Why organisations should care: Matched autonomy plus psychological safety fuels belonging and better decisions. When leaders enforce values in visible ways, employees trust that “what we say we believe” is not just a poster on a wall. That keeps culture coherent when the founder isn’t in every room.
3) A talent and development engine
Six founders raised the hiring bar for senior roles and surrounded themselves with strong specialists, often saying, in plain terms, “hire people better than you and trust them”. Four built repeatable development mechanisms (mentoring programs, funded education, structured training) and made careers visible (clear role levels, promotion criteria, and succession). The combination mattered: structure without skill-building frustrated people; training without visible paths encouraged them to take their new skills elsewhere. Retention improved when both worked hand-in-hand.
Why organisations should care: People stay when they can see where they can go and feel supported to get there. A credible internal pipeline reduces costly external hiring and protects hard-won culture.
How these shifts affect employees
Founders linked the three shifts to three human outcomes:
- Belonging: People felt trusted when autonomy matched readiness, they had a voice in healthy debates, and roles were clear. Belonging showed up as confidence, pride, and stronger team identity.
- Alignment: Purpose and values were codified in simple language, then reinforced by behaviour. Regular, founder-led communication kept the mission and priorities front-of-mind as layers grew.
- Commitment: Employees were more likely to stay when they saw investment in their growth, fair and transparent rewards, and visible care during tough moments (for example, practical support in crises).
These aren’t “soft” wins. They translate into lower friction, faster decisions, better execution, and reduced turnover; the foundations of sustainable growth.
What organisations can do next
- Write down the founder’s role shift: What decisions will they stop and keep?
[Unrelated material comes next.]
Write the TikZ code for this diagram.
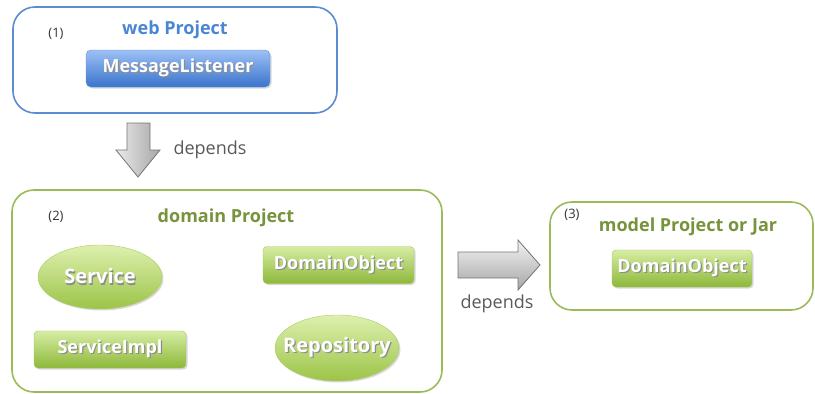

Then, schedule a steady communication rhythm (monthly all-hands, quarterly roadshows).
- Grant autonomy when employees are ready: Define readiness (skills, track record, support) and pair it with mentoring and reversible, time-boxed trials.
- Make values visible: Set non-negotiables and act consistently when they’re tested.
- Hire leaders who raise the standard: People better than you in their domain, and trust them.
- Build structure and capability together by publishing career paths and funding mentoring, stretch roles, and targeted learning.
- Reward fairly and transparently, including team targets where suitable.
What makes this different from generic “leadership tips”?
Three things. First, it’s grounded in the lived experience of founders who have already navigated the transition from small team to large company. Second, it translates ideas into observable behaviours (e.g., who decides what; how often you communicate; what you do when values are tested). Third, it clarifies conditions: autonomy works when people are ready; culture sticks when leaders act; retention is strongest when structure and capability move together.
A final word to founders (and those who support them)
If you’re in that messy middle, too big to run on hustle and not yet built for scale, your job is changing! You don’t have to become someone else, but you do have to evaluate how you lead. Do these things, and you’ll do more than grow a company. You’ll build a place where people belong, pull in the same direction, and choose to stay, exactly the conditions that turn early promise into lasting performance.